§ **Instruction**: From the first line of the data down to and including the line with "LabelList, XAxis, YAxis", copy everything exactly, leaving out pictures.

§ **Dataset extract**:

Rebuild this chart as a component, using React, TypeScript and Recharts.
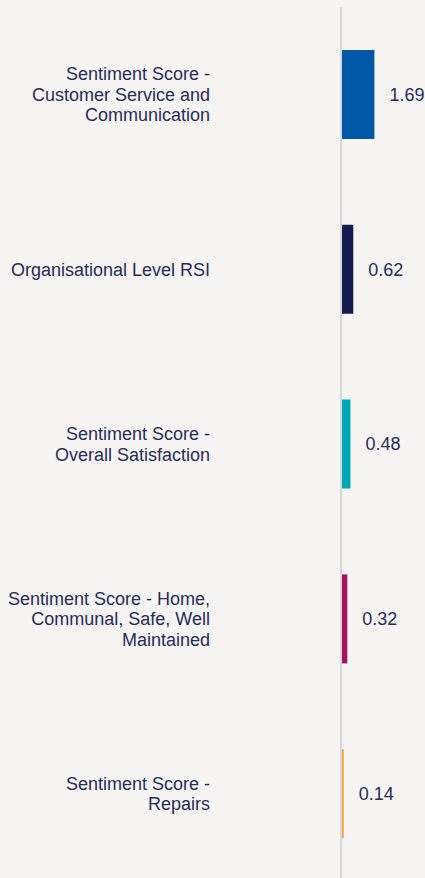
import React from "react";
import { Bar, BarChart, Cell, LabelList, XAxis, YAxis } from "recharts";

const labelLines = [
    ["Sentiment Score -", "Customer Service and", "Communication"],
    ["Organisational Level RSI"],
    ["Sentiment Score -", "Overall Satisfaction"],
    ["Sentiment Score - Home,", "Communal, Safe, Well", "Maintained"],
    ["Sentiment Score -", "Repairs"],
];
const categories = labelLines.map(lines => lines.join(" "));
const scores = [1.69, 0.62, 0.48, 0.32, 0.14];
const barColors = ["#0058a7", "#161b4f", "#00a7b6", "#a4145f", "#f5a43b"];

const textColor = "#262c5c";
const fontSize = 18;
const fontFamily = "'Liberation Sans', Arial, sans-serif";

const data = categories.map((name, i) => ({ name, score: scores[i] }));

function CategoryTick(props: any) {
    const { x, y, payload } = props;
    const lines = labelLines[payload.index] || [payload.value];
    const lineHeight = 20.5;
    const startY = y - ((lines.length - 1) * lineHeight) / 2;
    return (
        <text x={x} y={startY} textAnchor="end" fill={textColor} fontSize={fontSize} fontFamily={fontFamily}>
            {lines.map((line, i) => (
                <tspan key={i} x={x} y={startY + i * lineHeight} dy="0.355em">
                    {line}
                </tspan>
            ))}
        </text>
    );
}

export default function App() {
    return (
        <div style={{ position: "absolute", top: 0, left: 0, width: 425, height: 878, background: "#f6f5f3", overflow: "hidden" }}>
            <BarChart width={425} height={882} data={data} layout="vertical" margin={{ top: 7, right: 0, bottom: 1, left: 0 }}>
                <XAxis type="number" domain={[0, 4.25]} allowDataOverflow hide />
                <YAxis
                    type="category"
                    dataKey="name"
                    width={341}
                    tickSize={0}
                    tickMargin={131}
                    tickLine={false}
                    axisLine={{ stroke: "#d8d8d8", strokeWidth: 2 }}
                    tick={<CategoryTick />}
                    interval={0}
                />
                <Bar dataKey="score" barSize={89} isAnimationActive={false}>
                    {data.map((d, i) => (
                        <Cell key={d.name} fill={barColors[i]} />
                    ))}
                    <LabelList
                        dataKey="score"
                        position="right"
                        offset={15}
                        fill={textColor}
                        fontSize={fontSize}
                        fontFamily={fontFamily}
                        formatter={(v: any) => Number(v).toFixed(2)}
                    />
                </Bar>
            </BarChart>
        </div>
    );
}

§ **Result of this task**:
Rebuild this chart as a component, using React, TypeScript and Recharts.
import React from "react";
import { Bar, BarChart, Cell, LabelList, XAxis, YAxis } from "recharts";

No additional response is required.